If you’re old enough, as in college age or higher, chances are you’ve already come across TFLN, or Texts From Last Night. TFLN is a well-known Facebook group, a website that’s won a Webby award, a book, will soon be a Fox TV series, and is now an app for iPhone.
The basis of the app is exactly the same as that of the website: a stream of text messages, submitted by users, from last night (obviously). You can submit your own message, and users can either vot texts up or vote them down. Probably the most popular feature of both the app and the website is the feature known as Top Nights, which is basically a collection of the most popular texts, sorted according to month, week, day, or all time.
So what’s the attraction of a bunch of messages that aren’t in context, are anonymous, and quite possibly invented? Simply put, they can be really, really funny. They aren’t just ordinary texts; they’re embarrassing and mostly pretty vulgar. The cream of the crop are those which imply a whole story of regret and debauchery, which surpasses the limitations of the 160 character maximum. It reads like the Twitter feed of a sexy teen comedy.
This brings us to the most basic and important information about the feed: the messages fall way outside the realm of safe for work, in the most literal sense. The app is rated by iTunes as 17+, due to frequent and intense references to drug use, tobacco and alcohol use, profanity both intense and frequent and sexual content that also frequent and intense. This is the truth. if you’re easily offended, or maintain strict moral standards, this is not the place for you to go seeking entertainment.

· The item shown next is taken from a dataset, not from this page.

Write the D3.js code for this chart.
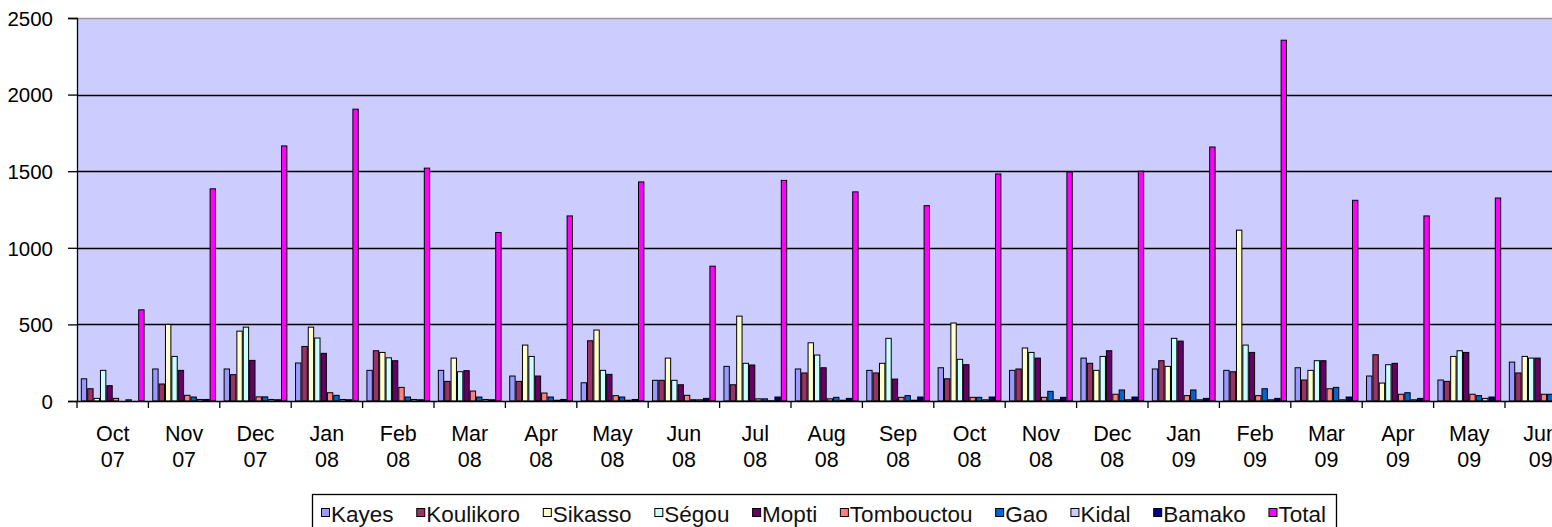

Having said that, if you can cope with the raunchiness, this app is a wonderful way to waste some time and a perfect fit for the iPhone. The brevity of the texts makes for ideal quick reading if you’re looking for an entertaining way of killing some time during your day. And if you feel the need to submit a message yourself, it’s very easy to copy and paste the text.
The app itself is a simple 99c purchase from the App Store, but to gain the ability to rate texts by voting them down or up, you’ll need to splash out another 99c from inside the app. It’s strange for the developer to treat such a fundamental part of the app as an optional extra, but the added cost is not very expensive.